Your task is to copy the listing exactly, with the pictures left out.

[Start DATA]

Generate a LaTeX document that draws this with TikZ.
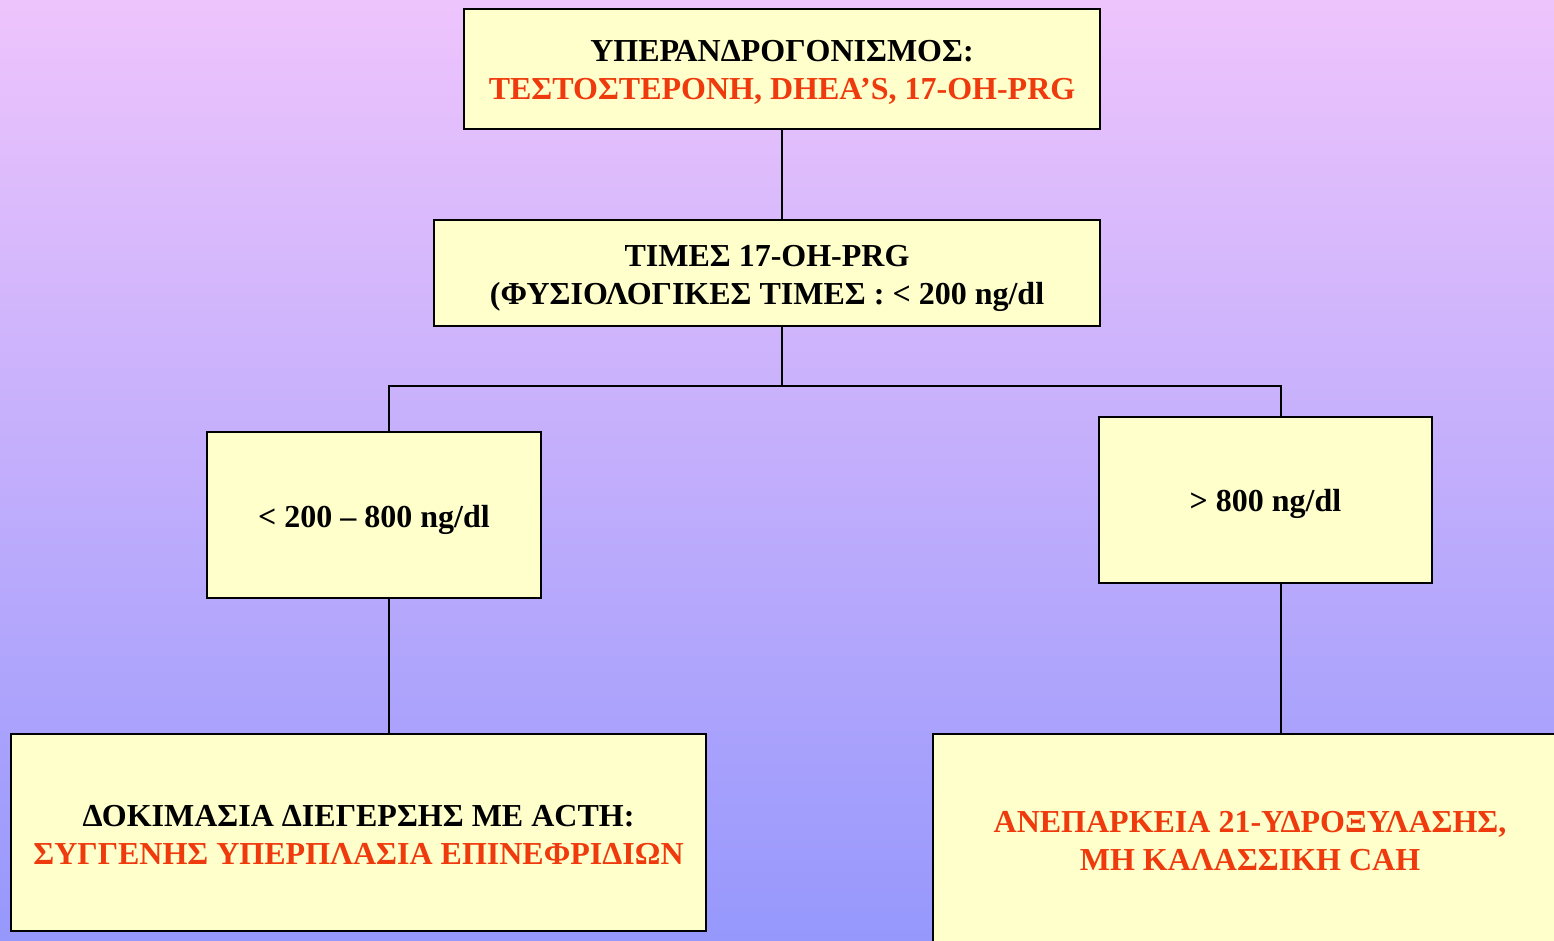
\documentclass[tikz,border=0pt]{standalone}
\usepackage{fontspec}
\setmainfont{Liberation Serif}
\definecolor{bgtop}{RGB}{238,196,252}
\definecolor{bgbottom}{RGB}{150,152,252}
\definecolor{boxfill}{RGB}{255,255,204}
\definecolor{alert}{RGB}{238,58,12}
% lower one line of a box's text without changing the box size
\newcommand\dropline[2][3pt]{\raisebox{-#1}[\height][\depth]{#2}}
\begin{document}
\begin{tikzpicture}[x=1pt,y=-1pt,
  box/.style={draw=black,line width=2pt,fill=boxfill,rectangle,inner sep=0pt,
    align=center,font=\fontsize{32}{38}\selectfont\bfseries},
  link/.style={draw=black,line width=2pt}]
  % backdrop
  \useasboundingbox (0,0) rectangle (1554,940);
  \shade[top color=bgtop,bottom color=bgbottom] (0,0) rectangle (1554,940);

  % boxes
  \node[box,minimum width=636pt,minimum height=120pt] (top) at (782,69)
    {\dropline{ΥΠΕΡΑΝΔΡΟΓΟΝΙΣΜΟΣ:}\\
     \dropline{\textcolor{alert}{ΤΕΣΤΟΣΤΕΡΟΝΗ, DHEA’S, 17-OH-PRG}}};
  \node[box,minimum width=666pt,minimum height=106pt] (mid) at (767,273)
    {\dropline[5pt]{ΤΙΜΕΣ 17-OH-PRG}\\
     \dropline[5pt]{(ΦΥΣΙΟΛΟΓΙΚΕΣ ΤΙΜΕΣ : < 200 ng/dl}};
  \node[box,minimum width=334pt,minimum height=166pt] (low) at (374,515)
    {\dropline[5pt]{< 200 – 800 ng/dl}};
  \node[box,minimum width=333pt,minimum height=166pt] (high) at (1265.5,500)
    {\dropline[4pt]{> 800 ng/dl}};
  \node[box,minimum width=695pt,minimum height=197pt] (acth) at (358.5,832.5)
    {\dropline[2pt]{ΔΟΚΙΜΑΣΙΑ ΔΙΕΓΕΡΣΗΣ ΜΕ ACTH:}\\
     \dropline[2pt]{\textcolor{alert}{ΣΥΓΓΕΝΗΣ ΥΠΕΡΠΛΑΣΙΑ ΕΠΙΝΕΦΡΙΔΙΩΝ}}};
  \node[box,minimum width=634pt,minimum height=212pt] (cah) at (1250,840)
    {\dropline[1pt]{\textcolor{alert}{ΑΝΕΠΑΡΚΕΙΑ 21-ΥΔΡΟΞΥΛΑΣΗΣ,}}\\
     \dropline[1pt]{\textcolor{alert}{ΜΗ ΚΑΛΑΣΣΙΚΗ CAH}}};

  % connectors
  \coordinate (split) at (782,386);
  \draw[link] (top.south -| split) -- (mid.north -| split);
  \draw[link] (mid.south -| split) -- (split);
  \draw[link] (low.north -| 389,0) |- (split) -| (high.north -| 1281,0);
  \draw[link] (low.south -| 389,0) -- (acth.north -| 389,0);
  \draw[link] (high.south -| 1281,0) -- (cah.north -| 1281,0);
\end{tikzpicture}
\end{document}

[End DATA]

== WRITTEN SOLUTION ==
Generate a LaTeX document that draws this with TikZ.
\documentclass[tikz,border=0pt]{standalone}
\usepackage{fontspec}
\setmainfont{Liberation Serif}
\definecolor{bgtop}{RGB}{238,196,252}
\definecolor{bgbottom}{RGB}{150,152,252}
\definecolor{boxfill}{RGB}{255,255,204}
\definecolor{alert}{RGB}{238,58,12}
% lower one line of a box's text without changing the box size
\newcommand\dropline[2][3pt]{\raisebox{-#1}[\height][\depth]{#2}}
\begin{document}
\begin{tikzpicture}[x=1pt,y=-1pt,
  box/.style={draw=black,line width=2pt,fill=boxfill,rectangle,inner sep=0pt,
    align=center,font=\fontsize{32}{38}\selectfont\bfseries},
  link/.style={draw=black,line width=2pt}]
  % backdrop
  \useasboundingbox (0,0) rectangle (1554,940);
  \shade[top color=bgtop,bottom color=bgbottom] (0,0) rectangle (1554,940);

  % boxes
  \node[box,minimum width=636pt,minimum height=120pt] (top) at (782,69)
    {\dropline{ΥΠΕΡΑΝΔΡΟΓΟΝΙΣΜΟΣ:}\\
     \dropline{\textcolor{alert}{ΤΕΣΤΟΣΤΕΡΟΝΗ, DHEA’S, 17-OH-PRG}}};
  \node[box,minimum width=666pt,minimum height=106pt] (mid) at (767,273)
    {\dropline[5pt]{ΤΙΜΕΣ 17-OH-PRG}\\
     \dropline[5pt]{(ΦΥΣΙΟΛΟΓΙΚΕΣ ΤΙΜΕΣ : < 200 ng/dl}};
  \node[box,minimum width=334pt,minimum height=166pt] (low) at (374,515)
    {\dropline[5pt]{< 200 – 800 ng/dl}};
  \node[box,minimum width=333pt,minimum height=166pt] (high) at (1265.5,500)
    {\dropline[4pt]{> 800 ng/dl}};
  \node[box,minimum width=695pt,minimum height=197pt] (acth) at (358.5,832.5)
    {\dropline[2pt]{ΔΟΚΙΜΑΣΙΑ ΔΙΕΓΕΡΣΗΣ ΜΕ ACTH:}\\
     \dropline[2pt]{\textcolor{alert}{ΣΥΓΓΕΝΗΣ ΥΠΕΡΠΛΑΣΙΑ ΕΠΙΝΕΦΡΙΔΙΩΝ}}};
  \node[box,minimum width=634pt,minimum height=212pt] (cah) at (1250,840)
    {\dropline[1pt]{\textcolor{alert}{ΑΝΕΠΑΡΚΕΙΑ 21-ΥΔΡΟΞΥΛΑΣΗΣ,}}\\
     \dropline[1pt]{\textcolor{alert}{ΜΗ ΚΑΛΑΣΣΙΚΗ CAH}}};

  % connectors
  \coordinate (split) at (782,386);
  \draw[link] (top.south -| split) -- (mid.north -| split);
  \draw[link] (mid.south -| split) -- (split);
  \draw[link] (low.north -| 389,0) |- (split) -| (high.north -| 1281,0);
  \draw[link] (low.south -| 389,0) -- (acth.north -| 389,0);
  \draw[link] (high.south -| 1281,0) -- (cah.north -| 1281,0);
\end{tikzpicture}
\end{document}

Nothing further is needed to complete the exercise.